Narrative cinema is a broad medium with seemingly endless potential for disrupting common tropes, experimenting with form, and subverting audience expectations. That said, the further a filmmaker strays from the accepted mainstream the more challenging their work will become for that mainstream. There is a limit that a film may cross; one that leaves it without an audience at all. A Korean in Paris, a 2015 drama directed by Jeon Soo-il, does not stretch quite that far but it certainly did test this viewer’s patience.
A dishevelled Korean man (Cho Jae-hyun) wanders the streets of Paris, spending his days asleep under bridges and his nights showing strangers a photograph of his missing wife in the hope that someone might recognise her. Some time in the past he spent his honeymoon with her (Pang Ji-in) in Paris, where she expressed a strange fascination with the local sex workers before mysteriously disappearing without a trace.
A Korean in Paris is a profoundly quiet and stripped-back work. It is low on action and dialogue, spending the bulk of its running time sinking into a hopeless and grimy miasma of Paris at night. Sex workers, johns, and the homeless abound. A rain-slicked dampness seems to soak into every frame. Misery dominates, as the sullen Sang-ho (Cho) – who does not speak more than a few words of French – goes about his endless task. Whatever money he had has long run out. He sleeps under newspapers and raids dumpsters for food.
A lengthy flashback showcases Sang-ho in happier times, riding a tourist bus through the city with his new wife Yeon-wha. She seems oddly sex-obsessed; not just pressing Sang-ho for it but dragging him to seedy adult cinemas and voyeuristically observing sex workers on the street. When he momentary leaves her on an errand and returns, she is no longer there. He fears she has been kidnapped, but secretly dwells on whether she may have run away to become a sex worker instead.
The difference between the Sang-ho of the main narrative and the Sang-ho of the flashback is palpable. In the past he is young and clean-cut. In the present he looks more than a decade older, and psychological broken. His search shambles through the film, with a stumbling and drunken gait. He searches not out of desperation any more, but routine. The longer he searches, the more the film begins to slip out of reality. By its third act it becomes unreliable, and unclear whether events are occuring as seen on screen or not.

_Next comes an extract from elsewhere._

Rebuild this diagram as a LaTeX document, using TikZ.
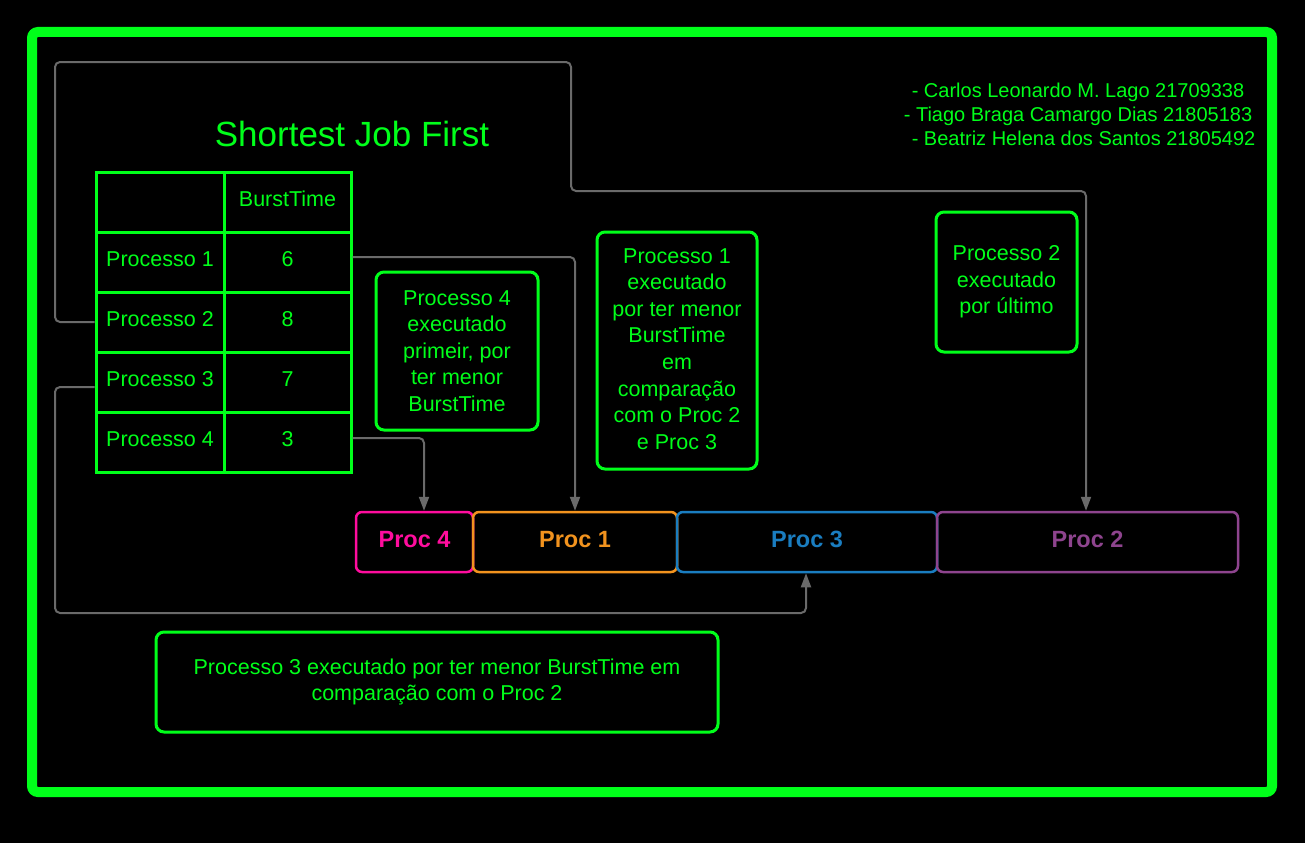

Cho Jae-hyun is brilliantly subtle and tragic as Sang-ho, but the weight of the film’s atmosphere seems enormously oppressive. It tests its audience’s patience to breaking point, and does not end in the definitive or satisfying manner most viewers will expect. Jeon Soo-il has direcred a movie with a clear artistic intent and a very strong mise-en-scene, but it strays enough from expectations that it tends to test one’s patience. It is a success at what it does, yet somehow seems a failure in what it is.